Saber “vender un producto”, el que sea, es una cuestión importante que requiere su técnica. Nunca como en este caso nuestro el cómo de la presentación y desarrollo posterior interrelaciona íntimamente con el qué, y más aún teniendo en cuenta que al contrario de lo que sucedía antaño, ahora hay tantas ocasiones de hacerse con informaciones y novedades que a la figura del profesor es como si se la estuviese desproveyendo de su prestigio de mediador casi omnisciente o de paso obligado para acercarse al conocimiento complejo. Desde cualquier terminal digital se puede acceder ahora en un momento a lo que uno quiera (“así que lo que me está contando esta mañana el profesor, puesto ahí de pie, se lo puede ahorrar porque yo me podría apañar solo… si quisiera”).

Ésa es la cuestión, que hay que tener ganas de ponerse a ello  y de conocer los procedimientos oportunos para acceder a esta formación independiente. Por otro lado es evidente que en la red, además de informaciones útiles y de múltiples plataformas de conocimiento, hay también mucha morralla de entretenimiento y fruslerías que atraen mucho más la atención que el investigar y contrastar conocimientos, (y a esa quincalla sí que se le saca, a corto plazo, un rápido “beneficio”…). Así que mira tú por dónde, resulta que hasta para ir más o menos por libre en esto de un aprendizaje que prescinda de la presencia importante del profesorado hace falta, paradójicamente, que haya alguien que actúe como guía y que proporcione pistas sabias sobre qué buscar, cómo encontrarlo y dónde no hay que perder el tiempo a lo bobo. Es decir, un mediador competente de nuevo.

Pero volviendo al centro de la cuestión, cabría decir que lo verdaderamente importante, aquello que constituye el meollo de lo que hacemos como educadores, es lograr que nuestro trabajo produzca resultados reales que les sean beneficiosos, mirando más allá de los cambios y adaptaciones metodológicas que cada momento parece exigir.
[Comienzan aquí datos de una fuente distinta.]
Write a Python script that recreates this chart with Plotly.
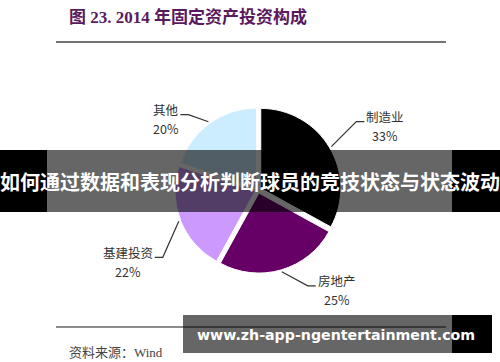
import numpy as np
import plotly.graph_objects as go

# ---- data ----
categories = ["制造业", "房地产", "基建投资", "其他"]
shares = [33, 25, 22, 20]
pct_labels = ["33%", "25%", "22%", "20%"]
title_text = "图 23. 2014 年固定资产投资构成"
source_text = "资料来源：Wind"
banner_text = "如何通过数据和表现分析判断球员的竞技状态与状态波动"
watermark_text = "www.zh-app-ngentertainment.com"

# ---- style / layout ----
W, H = 500, 362
colors = ["#000000", "#660066", "#CC99FF", "#CCECFF"]
pulls = [0.04, 0.04, 0.04, 0.03]
CX, CY, R = 258, 190, 80          # pie centre / radius in pixels
label_offsets = [(25, -25), (26, 14), (-16, 36), (-20, -7)]  # elbow offsets (px)

def px(x):
    return x / W

def py(y):
    return 1 - y / H

half = R * (1 + max(pulls))
fig = go.Figure(go.Pie(
    labels=categories, values=shares, sort=False, direction="clockwise",
    rotation=0, pull=pulls, textinfo="none", hoverinfo="label+percent",
    marker=dict(colors=colors, line=dict(color="white", width=1)),
    domain=dict(x=[px(CX - half), px(CX + half)], y=[py(CY + half), py(CY - half)]),
    showlegend=False,
))

shapes = []
annotations = []
label_font = dict(family="Noto Sans CJK SC, Arial", size=12.5, color="#333333")

# leader lines and labels computed from slice mid-angles
vals = np.array(shares, dtype=float)
frac = vals / vals.sum()
starts = np.concatenate([[0], np.cumsum(frac)[:-1]])
mids = (starts + frac / 2) * 2 * np.pi
for i, ang in enumerate(mids):
    dx, dy = np.sin(ang), -np.cos(ang)
    rr = R * (1 + pulls[i]) + 2
    ax, ay = CX + rr * dx, CY + rr * dy
    ex, ey = ax + label_offsets[i][0], ay + label_offsets[i][1]
    side = 1 if dx > 0 else -1
    hx = ex + side * 8
    shapes.append(dict(type="path", xref="paper", yref="paper",
                       path=f"M {px(ax)},{py(ay)} L {px(ex)},{py(ey)} L {px(hx)},{py(ey)}",
                       line=dict(color="#333333", width=1.2)))
    # name line, then percentage line centred under it
    name_w = len(categories[i]) * 12.5
    cxl = hx + side * (2 + name_w / 2)
    annotations.append(dict(x=px(cxl), y=py(ey - 5), xref="paper", yref="paper",
                            xanchor="center", yanchor="middle", showarrow=False, borderpad=0,
                            text=categories[i], font=label_font))
    annotations.append(dict(x=px(cxl), y=py(ey + 14), xref="paper", yref="paper",
                            xanchor="center", yanchor="middle", showarrow=False, borderpad=0,
                            text=pct_labels[i], font=label_font))

# title and rules
annotations.append(dict(x=px(67), y=py(17), xref="paper", yref="paper",
                        xanchor="left", yanchor="middle", showarrow=False,
                        text=f"<b>{title_text}</b>",
                        font=dict(family="Liberation Serif, Noto Sans CJK SC", size=17, color="#5A1A5E")))
shapes.append(dict(type="line", xref="paper", yref="paper", x0=px(56), x1=px(446),
                   y0=py(42), y1=py(42), line=dict(color="#444444", width=1.5)))
shapes.append(dict(type="line", xref="paper", yref="paper", x0=px(56), x1=px(446),
                   y0=py(327), y1=py(327), line=dict(color="#666666", width=1.5)))
annotations.append(dict(x=px(67), y=py(352), xref="paper", yref="paper",
                        xanchor="left", yanchor="middle", showarrow=False,
                        text=source_text,
                        font=dict(family="Liberation Serif, Noto Sans CJK SC", size=13, color="#444444")))

# banner overlay
for x0, x1, fill in [(0, 47, "rgba(0,0,0,1)"), (47, 452, "rgba(0,0,0,0.6)"), (452, 500, "rgba(0,0,0,1)")]:
    shapes.append(dict(type="rect", xref="paper", yref="paper", x0=px(x0), x1=px(x1),
                       y0=py(212), y1=py(150), fillcolor=fill, line=dict(width=0), layer="above"))
annotations.append(dict(x=0.5, y=py(181), xref="paper", yref="paper", xanchor="center",
                        yanchor="middle", showarrow=False, text=f"<b>{banner_text}</b>",
                        font=dict(family="Noto Sans CJK SC", size=20, color="white")))

# watermark overlay
for x0, x1, fill in [(183, 452, "rgba(0,0,0,0.6)"), (452, 492, "rgba(0,0,0,1)")]:
    shapes.append(dict(type="rect", xref="paper", yref="paper", x0=px(x0), x1=px(x1),
                       y0=py(353), y1=py(315), fillcolor=fill, line=dict(width=0), layer="above"))
annotations.append(dict(x=px(335.5), y=py(335), xref="paper", yref="paper", xanchor="center",
                        yanchor="middle", showarrow=False, text=f"<b>{watermark_text}</b>",
                        font=dict(family="DejaVu Sans", size=14.2, color="white")))

fig.update_layout(width=W, height=H, margin=dict(l=0, r=0, t=0, b=0),
                  paper_bgcolor="white", plot_bgcolor="white",
                  shapes=shapes, annotations=annotations)
fig.write_html("out.html", config={"displayModeBar": False},
               post_script="document.body.style.margin='0';document.body.style.overflow='hidden';")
Claro que nuestra manera de hacerlo interacciona con la materia que enseñamos, pero sin olvidar que el listón de la exigencia pedagógica no es que los alumnos se lo pasen pipa sin más, sino que incorporen ideas, destrezas, pautas y saberes que beneficien su crecimiento y les hagan estar más al tanto de la realidad  y de cómo han de manejarse de forma saludable en un contexto cada vez más complejo y exigente.   

La sabiduría a la hora de enseñar consiste en que sea cada vez mayor la conjunción entre lo que nosotros sabemos que les beneficia y lo que ellos aceptan que les puede enriquecer en cualquier orden. De ahí que cuando puestos de pie ante la clase hagamos la presentación y organicemos nuestras sesiones debamos esforzarnos en convertir lo árido en difícil pero no imposible, lo abstruso en comprensible, lo aparentemente prescindible en útil, lo tedioso en ameno y cautivador, lo oscuro en misterioso y lo aparentemente más alejado de su órbita de intereses en algo revelador de aspectos insólitos necesarios. En definitiva un adolescente se dará cuenta de que lo que le aportamos es de verdad beneficioso cuando compruebe que eso que les llega les remueve de alguna manera por dentro al aportarles inquietudes, curiosidad, seguridad y perspectiva de eficacia. Es decir, cuando consigue adentrarse en su mundo personal, toca lo que de verdad les afecta y les hace sentirse fortalecidos ante la realidad.